Po ostatnim zwycięstwie nad PAOK-iem Salonikami, czas powrócić na polskie parkiety. Już jutro do Zielonej Góry przyjeżdża Energa Czarni Słupsk. Czy nasza ekipa zdoła zwyciężyć po raz trzeci z rzędu? Początek spotkania o godzinie 17.00.
Od czasu zmiany trenera zielonogórzan widać progres w grze Stelmetu. Saso Filipovski przykłada dużą wagę do obrony, dzięki czemu oglądaliśmy w ostatnich tygodniach bardziej agresywny zespół. Przynosi to pierwsze efekty. We wtorek odniósł pierwsze w tym sezonie zwycięstwo w europejskich rozgrywkach. Miejmy nadzieję, że ten mecz to początek lepszego okresu naszych koszykarzy.
Nie można jednak popadać w hurraoptymizm, ponieważ przed Stelmetem jeszcze wiele trudnych spotkań. Jutrzejszy pojedynek, także nie będzie należeć do najłatwiejszych. Czarni zajmują aktualnie siódmą pozycję w tabeli z bilansem 4-4 i choć wygrywali tylko pojedynki z potencjalnie słabszymi ekipami, w trudniejszych meczach także nie pozostawali bez szans. Pierwsza zmiana jaka miała miejsce przed sezonem, to sprowadzenie nowego trenera. Dejan Mijatović zastąpił Andreja Urlepa, który nie sprostał zadaniu i doprowadził słupszczan tylko do ćwierćfinałów. Oczekiwania wobec Mijatovicia z pewnością są dużo większe, ponieważ Czarni chcą ponownie włączyć się w walkę o medale Tauron Basket Ligi.
Mecze Stelmetu i Energi Czarnych zawsze były zacięte (fot. Aleksandra Krystians)

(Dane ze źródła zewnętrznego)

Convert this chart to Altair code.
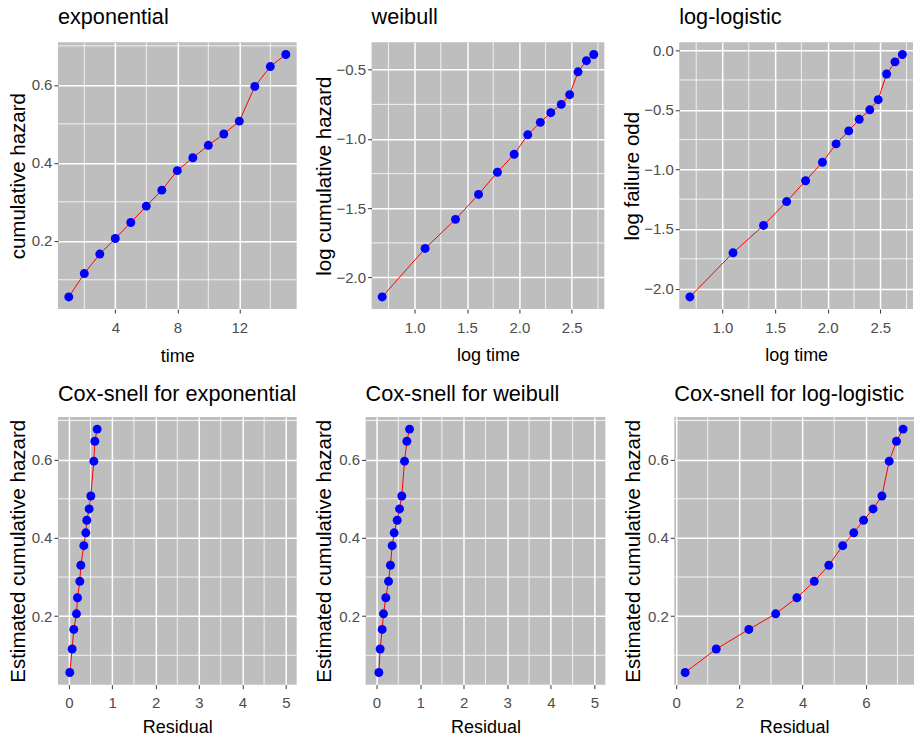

Najsilniejszymi punktami w zespole Czarnych Słupsk są między innymi Kyle Shiloh i William Franklin. Dwójka niskich Amerykanów to podstawowi strzelcy swojej drużyny, a do tego Franklin jest najlepiej podającym Tauron Basket Ligi (średnio 6,9 asyst na mecz). Do tego trzeba dołożyć Callistusa Eziukwu– Nigeryjczyka, który trzy sezony temu występował w barwach AZS-u Koszalin. Eziukwu stanowi duże zagrożenie pod tablicami. Nie tylko dobrze radzi sobie w ataku, ale także dobrze zbiera piłki i jest jednym z najczęściej blokujących w polskiej ekstraklasie. Nie można też zapominać o Karolu Gruszeckim, który jeszcze rok temu nie odgrywał znaczącej roli, a teraz jest jednym z liderów w Słupsku.
Zielonogórscy koszykarze w ostatnim spotkaniu w Tauron Basket Lidze pokonali po emocjonującej końcówce Anwil Włocławek. Jutro nie można się nastawiać, że będzie łatwiej. Nasz zespół musi zagrać przede wszystkim agresywnie i być skoncentrowanym od początku do końca. To z pewnością przybliży podopiecznych Saso FIlipovskiego do szóstego zwycięstwa. Choć do fazy play-off jeszcze sporo czasu, trzeba powoli piąć się w górę tabeli, a aktualna piąta pozycja nie będzie nas do końca satysfakcjonować.
Czy Selmet zgodnie z planem pokona jutro Energę Czarnych Słupsk? Dowiemy się w niedzielę od godziny 17.00!